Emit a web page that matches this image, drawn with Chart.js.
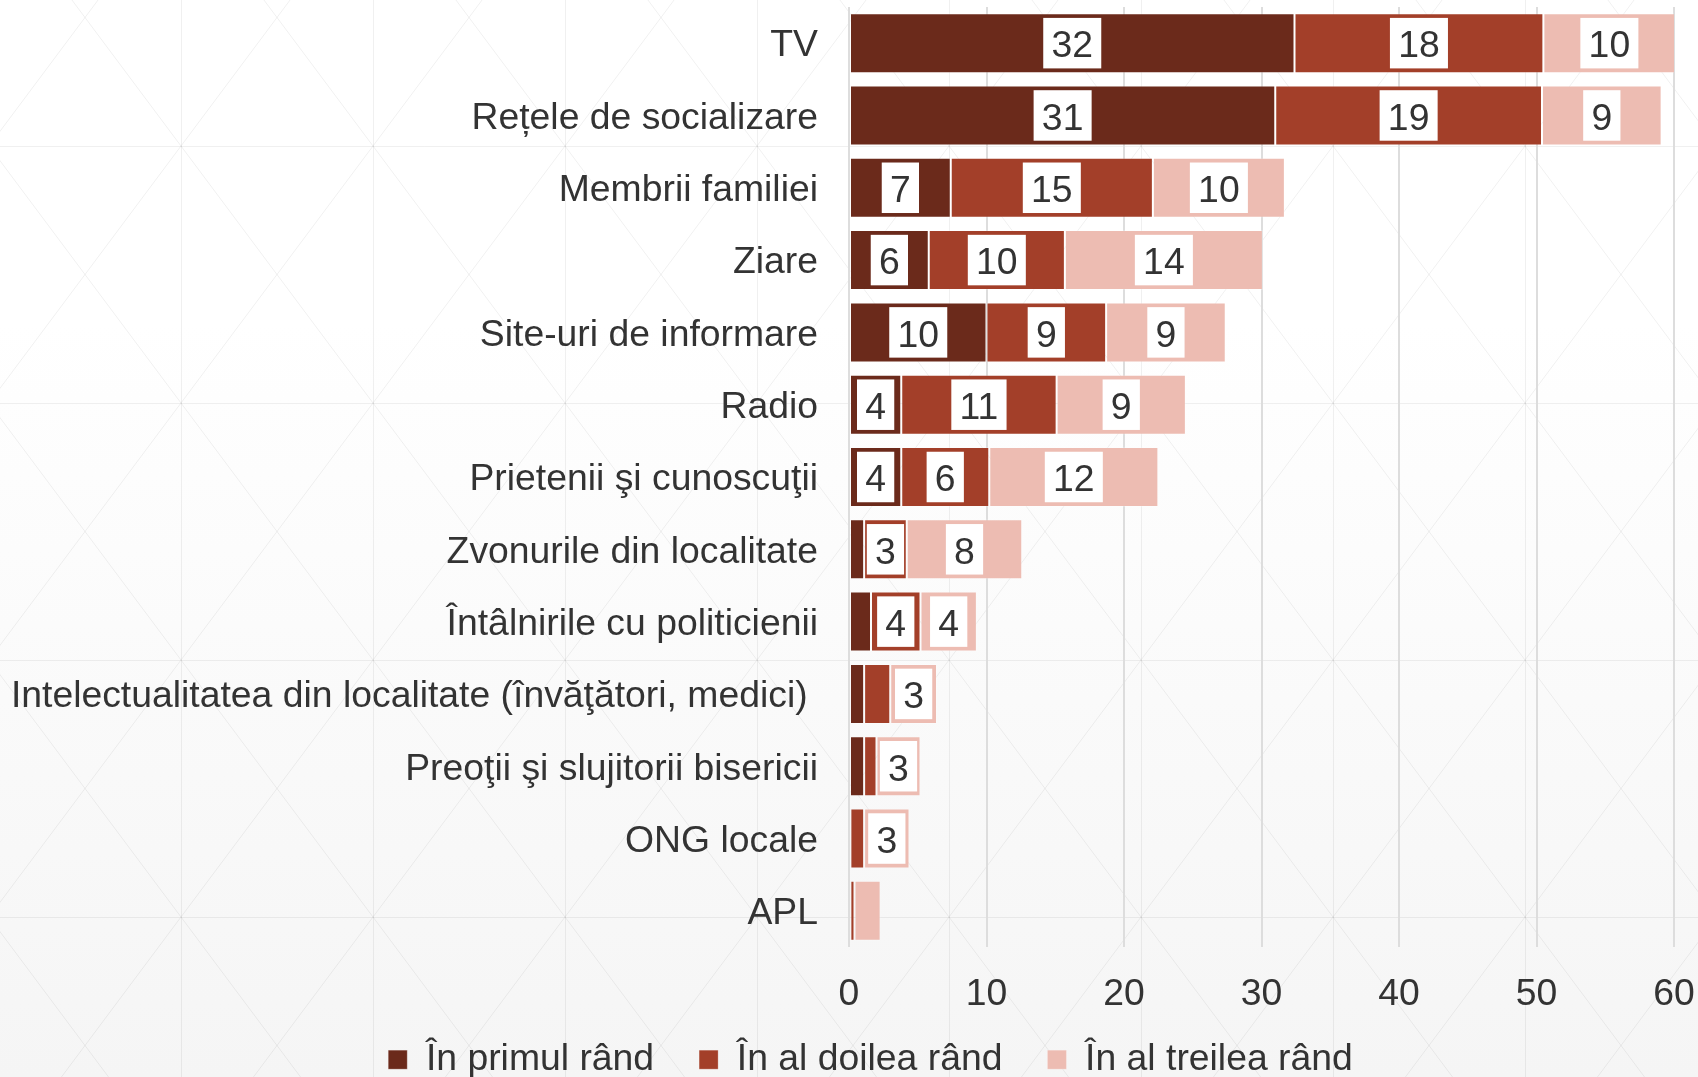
<!DOCTYPE html>
<html>
<head>
<meta charset="utf-8">
<title>Surse de informare</title>
<script src="https://cdn.jsdelivr.net/npm/chart.js@4.4.0/dist/chart.umd.min.js"></script>
<style>
    html, body { margin: 0; padding: 0; background: #fff; }
    canvas { display: block; }
</style>
</head>
<body>
<canvas id="myChart" width="1698" height="1077"></canvas>
<script>
'use strict';

// categories, top to bottom
var categories = [
    'TV',
    'Rețele de socializare',
    'Membrii familiei',
    'Ziare',
    'Site-uri de informare',
    'Radio',
    'Prietenii şi cunoscuţii',
    'Zvonurile din localitate',
    'Întâlnirile cu politicienii',
    'Intelectualitatea din localitate (învăţători, medici) ',
    'Preoţii şi slujitorii bisericii',
    'ONG locale',
    'APL'
];

// values (%)
var primulRand  = [32.4, 31.0, 7.4, 5.8, 10.0, 3.8, 3.8, 1.1, 1.6, 1.1, 1.1, 0.1, 0.1];
var doileaRand  = [18.1, 19.4, 14.7, 9.9, 8.7, 11.3, 6.4, 3.1, 3.6, 1.9, 0.9, 1.0, 0.3];
var treileaRand = [9.6, 8.7, 9.6, 14.4, 8.7, 9.4, 12.3, 8.4, 4.1, 3.4, 3.2, 3.3, 1.9];

var seriesNames  = ['În primul rând', 'În al doilea rând', 'În al treilea rând'];
var seriesColors = ['#6b2a1b', '#a33f29', '#edbcb2'];

var xMin = 0;
var xMax = 60;
var xStep = 10;

var FONT = '"Liberation Sans", Arial, sans-serif';
var FONT_SIZE = 37.33;
var TEXT = '#333333';

// light gradient with the faint triangle lattice behind everything
var backgroundPattern = {
    id: 'backgroundPattern',
    beforeDraw: function(chart) {
        var ctx = chart.ctx;
        var w = chart.width, h = chart.height;
        ctx.save();
        var grad = ctx.createLinearGradient(0, 0, 0, h);
        grad.addColorStop(0, '#ffffff');
        grad.addColorStop(0.3, '#ffffff');
        grad.addColorStop(1, '#f5f5f5');
        ctx.fillStyle = grad;
        ctx.fillRect(0, 0, w, h);

        var cw = 192, chh = 257, x0 = 181, y0 = 146;
        var k = cw / chh;
        ctx.strokeStyle = 'rgba(0,0,0,0.06)';
        ctx.lineWidth = 1;
        ctx.beginPath();
        var x, y;
        for (x = x0 - cw; x < w + cw; x += cw) {
            ctx.moveTo(x + 0.5, 0);
            ctx.lineTo(x + 0.5, h);
        }
        for (y = y0 - chh; y < h + chh; y += chh) {
            ctx.moveTo(0, y + 0.5);
            ctx.lineTo(w, y + 0.5);
        }
        for (x = x0 - cw * 10; x < w + cw * 10; x += cw) {
            ctx.moveTo(x - k * y0, 0);
            ctx.lineTo(x + k * (h - y0), h);
            ctx.moveTo(x + k * y0, 0);
            ctx.lineTo(x - k * (h - y0), h);
        }
        ctx.stroke();
        ctx.restore();
    }
};

// white boxes with the rounded value in the middle of each segment
var valueBoxes = {
    id: 'valueBoxes',
    afterDatasetsDraw: function(chart) {
        var ctx = chart.ctx;
        ctx.save();
        ctx.font = FONT_SIZE + 'px ' + FONT;
        ctx.textAlign = 'center';
        ctx.textBaseline = 'middle';
        chart.data.datasets.forEach(function(ds, i) {
            var meta = chart.getDatasetMeta(i);
            meta.data.forEach(function(bar, j) {
                var v = Math.round(ds.data[j]);
                if (v < 3) return;
                var text = String(v);
                var cx = (bar.x + bar.base) / 2;
                var bw = ctx.measureText(text).width + 16.5;
                var bh = 50.5;
                ctx.fillStyle = '#ffffff';
                ctx.fillRect(cx - bw / 2, bar.y - bh / 2, bw, bh);
                ctx.fillStyle = TEXT;
                ctx.fillText(text, cx, bar.y + 4);
            });
        });
        ctx.restore();
    }
};

// legend sits a bit closer to the tick labels than the layout gives it
var legendNudge = {
    id: 'legendNudge',
    afterLayout: function(chart) {
        chart.legend.top -= 13;
        chart.legend.height += 13;
    }
};

function initChart() {
    var ctx = document.getElementById('myChart').getContext('2d');
    var series = [primulRand, doileaRand, treileaRand];

    var data = {
        labels: categories,
        datasets: series.map(function(values, i) {
            return {
                label: seriesNames[i],
                data: values,
                backgroundColor: seriesColors[i],
                borderColor: 'rgba(255,255,255,0.25)',
                borderWidth: 1,
                borderSkipped: false,
                categoryPercentage: 1,
                barPercentage: 0.83
            };
        })
    };

    var options = {
        indexAxis: 'y',
        responsive: false,
        animation: false,
        devicePixelRatio: 1,
        layout: {
            padding: { left: 0, right: -43, top: 7, bottom: 0 }
        },
        scales: {
            x: {
                stacked: true,
                min: xMin,
                max: xMax,
                ticks: {
                    stepSize: xStep,
                    padding: 25.5,
                    color: TEXT,
                    font: { family: FONT, size: FONT_SIZE }
                },
                grid: {
                    color: '#dddddd',
                    lineWidth: 2,
                    drawTicks: false
                },
                border: { display: false },
                afterFit: function(scale) {
                    scale.height = 62;
                    scale.paddingRight = 24;
                }
            },
            y: {
                stacked: true,
                ticks: {
                    padding: 31,
                    labelOffset: 3,
                    color: TEXT,
                    autoSkip: false,
                    font: { family: FONT, size: FONT_SIZE }
                },
                grid: { display: false, drawTicks: false },
                border: { display: false },
                afterFit: function(scale) {
                    scale.width = 849;
                    scale.paddingTop = 0;
                    scale.paddingBottom = 0;
                }
            }
        },
        plugins: {
            legend: {
                position: 'bottom',
                maxHeight: 68,
                labels: {
                    boxWidth: 19,
                    boxHeight: 19,
                    padding: 45,
                    color: TEXT,
                    font: { family: FONT, size: FONT_SIZE }
                }
            },
            tooltip: { enabled: false }
        }
    };

    new Chart(ctx, {
        type: 'bar',
        data: data,
        options: options,
        plugins: [backgroundPattern, valueBoxes, legendNudge]
    });
}

initChart();
</script>
</body>
</html>
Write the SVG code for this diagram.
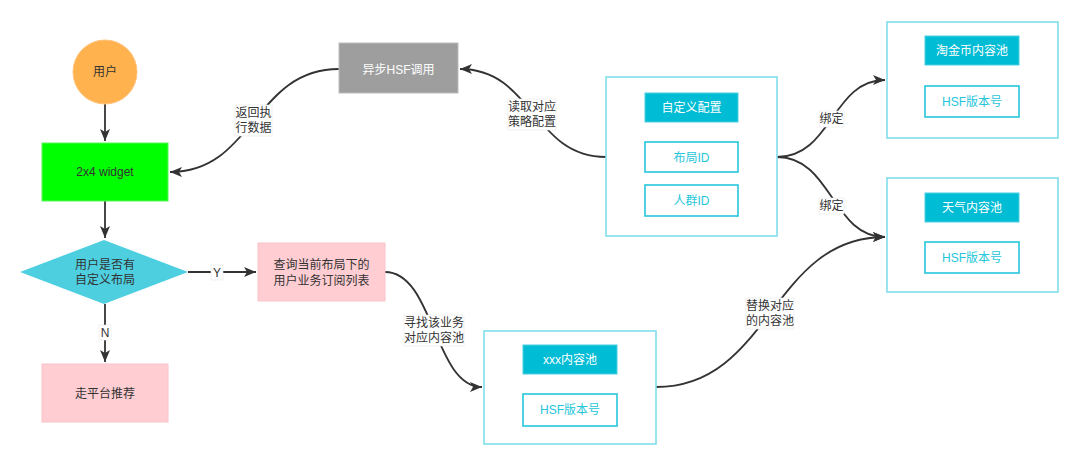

+ + +

** Task details **
Go through the records. Copy each line where "this" appears.

** Task solution **
Emit a web page that matches this image, drawn with Chart.js.
Write the SVG code for this diagram.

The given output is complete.